• Your objective:
Quote the data below in full, minus the images.

══ Given data ══

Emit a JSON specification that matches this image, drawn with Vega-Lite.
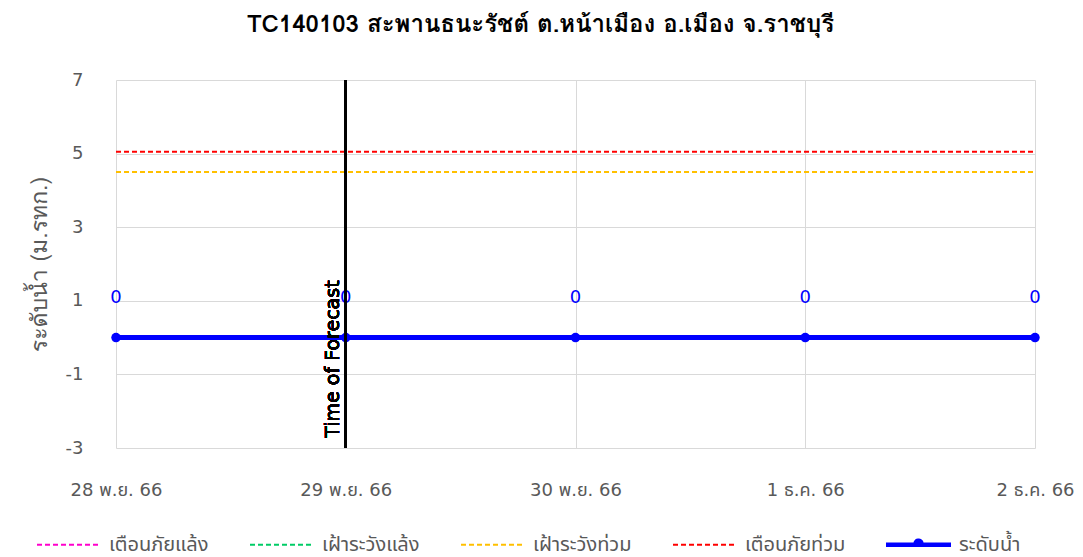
{
  "$schema": "https://vega.github.io/schema/vega-lite/v6.json",
  "width": 919,
  "height": 368,
  "autosize": "none",
  "padding": {"left": 116, "top": 80, "right": 48, "bottom": 109},
  "title": {"text": "TC140103 สะพานธนะรัชต์ ต.หน้าเมือง อ.เมือง จ.ราชบุรี", "fontSize": 24, "fontWeight": "bold", "color": "#000000", "offset": 34, "dx": -35, "font": "Garuda, Loma, Waree, Tahoma, DejaVu Sans, Noto Sans Thai, sans-serif"},
  "config": {"font": "DejaVu Sans, Noto Sans Thai, sans-serif", "view": {"stroke": null}},
  "data": {"values": [
    {"date": "2023-11-28", "series": "เตือนภัยท่วม", "value": 5.05},
    {"date": "2023-11-29", "series": "เตือนภัยท่วม", "value": 5.05},
    {"date": "2023-11-30", "series": "เตือนภัยท่วม", "value": 5.05},
    {"date": "2023-12-01", "series": "เตือนภัยท่วม", "value": 5.05},
    {"date": "2023-12-02", "series": "เตือนภัยท่วม", "value": 5.05},
    {"date": "2023-11-28", "series": "เฝ้าระวังท่วม", "value": 4.5},
    {"date": "2023-11-29", "series": "เฝ้าระวังท่วม", "value": 4.5},
    {"date": "2023-11-30", "series": "เฝ้าระวังท่วม", "value": 4.5},
    {"date": "2023-12-01", "series": "เฝ้าระวังท่วม", "value": 4.5},
    {"date": "2023-12-02", "series": "เฝ้าระวังท่วม", "value": 4.5},
    {"date": "2023-11-28", "series": "ระดับน้ำ", "value": 0},
    {"date": "2023-11-29", "series": "ระดับน้ำ", "value": 0},
    {"date": "2023-11-30", "series": "ระดับน้ำ", "value": 0},
    {"date": "2023-12-01", "series": "ระดับน้ำ", "value": 0},
    {"date": "2023-12-02", "series": "ระดับน้ำ", "value": 0}
  ]},
  "layer": [
    {
      "transform": [{"filter": "datum.series !== 'ระดับน้ำ'"}],
      "mark": {"type": "line", "strokeWidth": 2},
      "encoding": {
        "x": {"field": "date", "type": "temporal",
          "scale": {"type": "utc", "domain": [{"year": 2023, "month": 11, "date": 28, "utc": true}, {"year": 2023, "month": 12, "date": 2, "utc": true}]},
          "axis": {"title": null, "values": [
              {"year": 2023, "month": 11, "date": 28, "utc": true},
              {"year": 2023, "month": 11, "date": 29, "utc": true},
              {"year": 2023, "month": 11, "date": 30, "utc": true},
              {"year": 2023, "month": 12, "date": 1, "utc": true},
              {"year": 2023, "month": 12, "date": 2, "utc": true}],
            "labelExpr": "utcdate(datum.value) + ' ' + (utcmonth(datum.value) == 10 ? 'พ.ย.' : 'ธ.ค.') + ' 66'",
            "grid": true, "gridColor": "#D9D9D9", "gridWidth": 1, "domain": false, "ticks": false,
            "labelPadding": 33, "labelFontSize": 18, "labelColor": "#595959", "labelFlush": false}},
        "y": {"field": "value", "type": "quantitative",
          "scale": {"domain": [-3, 7], "nice": false, "zero": false},
          "axis": {"title": "ระดับน้ำ (ม.รทก.)", "values": [-3, -1, 1, 3, 5, 7],
            "labelExpr": "'' + datum.value",
            "grid": true, "gridColor": "#D9D9D9", "domain": false, "ticks": false,
            "labelPadding": 33, "labelFontSize": 18, "labelColor": "#595959",
            "titleFont": "Garuda, Loma, Waree, Tahoma, Noto Sans Thai, sans-serif",
            "titleFontSize": 23, "titleFontWeight": "normal", "titleColor": "#595959", "titlePadding": 14}},
        "color": {"field": "series", "type": "nominal",
          "scale": {"domain": ["เตือนภัยแล้ง", "เฝ้าระวังแล้ง", "เฝ้าระวังท่วม", "เตือนภัยท่วม", "ระดับน้ำ"],
                    "range": ["#FF00CC", "#00CC66", "#FFC000", "#FF0000", "#0000FF"]},
          "legend": {"orient": "none", "legendX": -80, "legendY": 432, "direction": "horizontal", "title": null,
            "symbolType": "stroke", "symbolSize": 3969, "symbolStrokeWidth": 2, "symbolFillColor": "#0000FF",
            "labelFontSize": 20, "labelColor": "#595959", "columnPadding": 37, "labelOffset": 8, "labelLimit": 200,
            "encode": {"symbols": {"update": {
              "shape": {"signal": "datum.value === 'ระดับน้ำ' ? 'M-1,-0.04L-0.13,-0.04A0.13,0.13 0 0,1 0.13,-0.04L1,-0.04L1,0.04L-1,0.04Z' : 'stroke'"},
              "fill": {"value": "#0000FF"}}}}}},
        "strokeDash": {"field": "series", "type": "nominal",
          "scale": {"domain": ["เตือนภัยแล้ง", "เฝ้าระวังแล้ง", "เฝ้าระวังท่วม", "เตือนภัยท่วม", "ระดับน้ำ"],
                    "range": [[5, 3], [5, 3], [5, 3], [5, 3], [1, 0]]},
          "legend": {"orient": "none", "legendX": -80, "legendY": 432, "direction": "horizontal", "title": null,
            "symbolType": "stroke", "symbolSize": 3969, "symbolStrokeWidth": 2, "symbolFillColor": "#0000FF",
            "labelFontSize": 20, "labelColor": "#595959", "columnPadding": 37, "labelOffset": 8, "labelLimit": 200}}
      }
    },
    {
      "transform": [{"filter": "datum.series === 'ระดับน้ำ'"}],
      "mark": {"type": "line", "strokeWidth": 5, "color": "#0000FF"},
      "encoding": {
        "x": {"field": "date", "type": "temporal"},
        "y": {"field": "value", "type": "quantitative"}
      }
    },
    {
      "transform": [{"filter": "datum.series === 'ระดับน้ำ'"}],
      "mark": {"type": "circle", "size": 90, "color": "#0000FF", "opacity": 1},
      "encoding": {
        "x": {"field": "date", "type": "temporal"},
        "y": {"field": "value", "type": "quantitative"}
      }
    },
    {
      "transform": [{"filter": "datum.series === 'ระดับน้ำ'"}],
      "mark": {"type": "text", "dy": -40, "fontSize": 18, "fontWeight": "normal", "color": "#0000FF"},
      "encoding": {
        "x": {"field": "date", "type": "temporal"},
        "y": {"field": "value", "type": "quantitative"},
        "text": {"field": "value", "type": "quantitative"}
      }
    },
    {
      "mark": {"type": "rule", "color": "#000000", "strokeWidth": 2},
      "encoding": {
        "x": {"datum": {"year": 2023, "month": 11, "date": 29, "utc": true}, "type": "temporal"}
      }
    },
    {
      "mark": {"type": "text", "angle": 270, "align": "left", "baseline": "bottom", "fontSize": 19, "color": "#000000", "dy": -3},
      "encoding": {
        "x": {"datum": {"year": 2023, "month": 11, "date": 29, "utc": true}, "type": "temporal"},
        "y": {"datum": -2.72, "type": "quantitative"},
        "text": {"value": "Time of Forecast"}
      }
    }
  ]
}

═══

• Solution to this problem:
Emit a JSON specification that matches this image, drawn with Vega-Lite.
{
  "$schema": "https://vega.github.io/schema/vega-lite/v6.json",
  "width": 919,
  "height": 368,
  "autosize": "none",
  "padding": {"left": 116, "top": 80, "right": 48, "bottom": 109},
  "title": {"text": "TC140103 สะพานธนะรัชต์ ต.หน้าเมือง อ.เมือง จ.ราชบุรี", "fontSize": 24, "fontWeight": "bold", "color": "#000000", "offset": 34, "dx": -35, "font": "Garuda, Loma, Waree, Tahoma, DejaVu Sans, Noto Sans Thai, sans-serif"},
  "config": {"font": "DejaVu Sans, Noto Sans Thai, sans-serif", "view": {"stroke": null}},
  "data": {"values": [
    {"date": "2023-11-28", "series": "เตือนภัยท่วม", "value": 5.05},
    {"date": "2023-11-29", "series": "เตือนภัยท่วม", "value": 5.05},
    {"date": "2023-11-30", "series": "เตือนภัยท่วม", "value": 5.05},
    {"date": "2023-12-01", "series": "เตือนภัยท่วม", "value": 5.05},
    {"date": "2023-12-02", "series": "เตือนภัยท่วม", "value": 5.05},
    {"date": "2023-11-28", "series": "เฝ้าระวังท่วม", "value": 4.5},
    {"date": "2023-11-29", "series": "เฝ้าระวังท่วม", "value": 4.5},
    {"date": "2023-11-30", "series": "เฝ้าระวังท่วม", "value": 4.5},
    {"date": "2023-12-01", "series": "เฝ้าระวังท่วม", "value": 4.5},
    {"date": "2023-12-02", "series": "เฝ้าระวังท่วม", "value": 4.5},
    {"date": "2023-11-28", "series": "ระดับน้ำ", "value": 0},
    {"date": "2023-11-29", "series": "ระดับน้ำ", "value": 0},
    {"date": "2023-11-30", "series": "ระดับน้ำ", "value": 0},
    {"date": "2023-12-01", "series": "ระดับน้ำ", "value": 0},
    {"date": "2023-12-02", "series": "ระดับน้ำ", "value": 0}
  ]},
  "layer": [
    {
      "transform": [{"filter": "datum.series !== 'ระดับน้ำ'"}],
      "mark": {"type": "line", "strokeWidth": 2},
      "encoding": {
        "x": {"field": "date", "type": "temporal",
          "scale": {"type": "utc", "domain": [{"year": 2023, "month": 11, "date": 28, "utc": true}, {"year": 2023, "month": 12, "date": 2, "utc": true}]},
          "axis": {"title": null, "values": [
              {"year": 2023, "month": 11, "date": 28, "utc": true},
              {"year": 2023, "month": 11, "date": 29, "utc": true},
              {"year": 2023, "month": 11, "date": 30, "utc": true},
              {"year": 2023, "month": 12, "date": 1, "utc": true},
              {"year": 2023, "month": 12, "date": 2, "utc": true}],
            "labelExpr": "utcdate(datum.value) + ' ' + (utcmonth(datum.value) == 10 ? 'พ.ย.' : 'ธ.ค.') + ' 66'",
            "grid": true, "gridColor": "#D9D9D9", "gridWidth": 1, "domain": false, "ticks": false,
            "labelPadding": 33, "labelFontSize": 18, "labelColor": "#595959", "labelFlush": false}},
        "y": {"field": "value", "type": "quantitative",
          "scale": {"domain": [-3, 7], "nice": false, "zero": false},
          "axis": {"title": "ระดับน้ำ (ม.รทก.)", "values": [-3, -1, 1, 3, 5, 7],
            "labelExpr": "'' + datum.value",
            "grid": true, "gridColor": "#D9D9D9", "domain": false, "ticks": false,
            "labelPadding": 33, "labelFontSize": 18, "labelColor": "#595959",
            "titleFont": "Garuda, Loma, Waree, Tahoma, Noto Sans Thai, sans-serif",
            "titleFontSize": 23, "titleFontWeight": "normal", "titleColor": "#595959", "titlePadding": 14}},
        "color": {"field": "series", "type": "nominal",
          "scale": {"domain": ["เตือนภัยแล้ง", "เฝ้าระวังแล้ง", "เฝ้าระวังท่วม", "เตือนภัยท่วม", "ระดับน้ำ"],
                    "range": ["#FF00CC", "#00CC66", "#FFC000", "#FF0000", "#0000FF"]},
          "legend": {"orient": "none", "legendX": -80, "legendY": 432, "direction": "horizontal", "title": null,
            "symbolType": "stroke", "symbolSize": 3969, "symbolStrokeWidth": 2, "symbolFillColor": "#0000FF",
            "labelFontSize": 20, "labelColor": "#595959", "columnPadding": 37, "labelOffset": 8, "labelLimit": 200,
            "encode": {"symbols": {"update": {
              "shape": {"signal": "datum.value === 'ระดับน้ำ' ? 'M-1,-0.04L-0.13,-0.04A0.13,0.13 0 0,1 0.13,-0.04L1,-0.04L1,0.04L-1,0.04Z' : 'stroke'"},
              "fill": {"value": "#0000FF"}}}}}},
        "strokeDash": {"field": "series", "type": "nominal",
          "scale": {"domain": ["เตือนภัยแล้ง", "เฝ้าระวังแล้ง", "เฝ้าระวังท่วม", "เตือนภัยท่วม", "ระดับน้ำ"],
                    "range": [[5, 3], [5, 3], [5, 3], [5, 3], [1, 0]]},
          "legend": {"orient": "none", "legendX": -80, "legendY": 432, "direction": "horizontal", "title": null,
            "symbolType": "stroke", "symbolSize": 3969, "symbolStrokeWidth": 2, "symbolFillColor": "#0000FF",
            "labelFontSize": 20, "labelColor": "#595959", "columnPadding": 37, "labelOffset": 8, "labelLimit": 200}}
      }
    },
    {
      "transform": [{"filter": "datum.series === 'ระดับน้ำ'"}],
      "mark": {"type": "line", "strokeWidth": 5, "color": "#0000FF"},
      "encoding": {
        "x": {"field": "date", "type": "temporal"},
        "y": {"field": "value", "type": "quantitative"}
      }
    },
    {
      "transform": [{"filter": "datum.series === 'ระดับน้ำ'"}],
      "mark": {"type": "circle", "size": 90, "color": "#0000FF", "opacity": 1},
      "encoding": {
        "x": {"field": "date", "type": "temporal"},
        "y": {"field": "value", "type": "quantitative"}
      }
    },
    {
      "transform": [{"filter": "datum.series === 'ระดับน้ำ'"}],
      "mark": {"type": "text", "dy": -40, "fontSize": 18, "fontWeight": "normal", "color": "#0000FF"},
      "encoding": {
        "x": {"field": "date", "type": "temporal"},
        "y": {"field": "value", "type": "quantitative"},
        "text": {"field": "value", "type": "quantitative"}
      }
    },
    {
      "mark": {"type": "rule", "color": "#000000", "strokeWidth": 2},
      "encoding": {
        "x": {"datum": {"year": 2023, "month": 11, "date": 29, "utc": true}, "type": "temporal"}
      }
    },
    {
      "mark": {"type": "text", "angle": 270, "align": "left", "baseline": "bottom", "fontSize": 19, "color": "#000000", "dy": -3},
      "encoding": {
        "x": {"datum": {"year": 2023, "month": 11, "date": 29, "utc": true}, "type": "temporal"},
        "y": {"datum": -2.72, "type": "quantitative"},
        "text": {"value": "Time of Forecast"}
      }
    }
  ]
}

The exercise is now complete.